In 1855, he absconded from his domain and travelled to Edo in order to study under the mitogaku theorist Fujita Tōko. Around that time, he formally became a disciple of the kokugaku theologian Hirata Kanetane, heir to the legacy of Hirata Atsutane.[1]
Later, in 1863, Tsunoda was one of a group of anti-foreign extremists who carried out the Ashikaga Statue Decapitation Incident at Tōji-in in the vicinity of Kyoto. He was thereafter hunted by shogunate spies and hid for several years in the residence of Matsuo Tase , a fellow Hirata disciple, in the Ina Valley of the Tenryū River.

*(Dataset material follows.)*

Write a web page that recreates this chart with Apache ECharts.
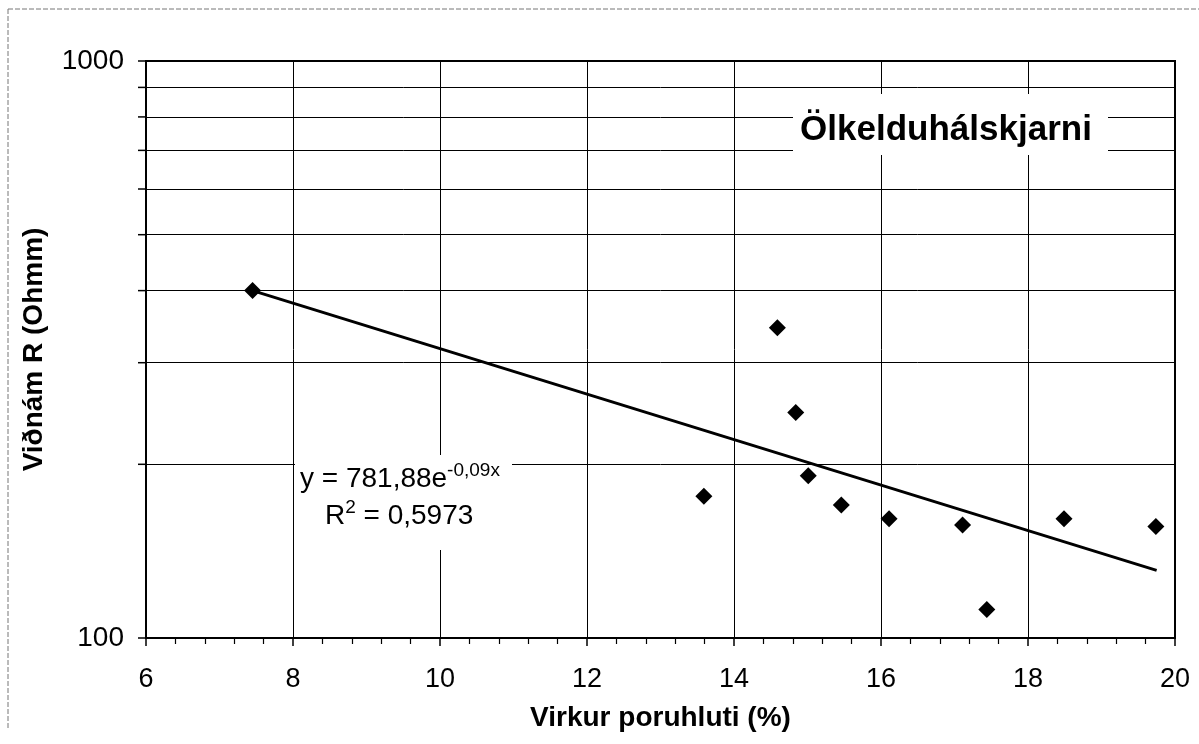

In 1867, with the imminent outbreak of the Boshin War, Tsunoda came out of hiding and, under the assumed name "Yonegawa Shinanō", entered into the service of Sawa Tamekazu . When Sawa was appointed governor-general of Northern Japan within the revolutionary Imperial Army, Tsunoda served as liaison with the Kubota Domain and was involved in that domain's defection from the shogunate.
Alongside many other Hirata disciples, Tsunoda attempted to enter into political service after the conclusion of the war. However, the progressive establishment, fearing that Hirata primitivism would obstruct the national modernization program, sought to expel Hirata influence from the government. As a result of this, Tsunoda was dispatched to serve as a provincial shrine priest and thereby removed from direct involvement in national affairs.
Shrines to which he was attached included Hirota, Shimogamo, and finally Atsuta Shrine where he served as high priest. He served in that capacity until his retirement in 1914.
To the end of his life Tsunoda despised all things Western, and made a point of never wearing a single piece of Western clothing. Only once, on the occasion of an audience with the Emperor, was an exception made for a suit.[2]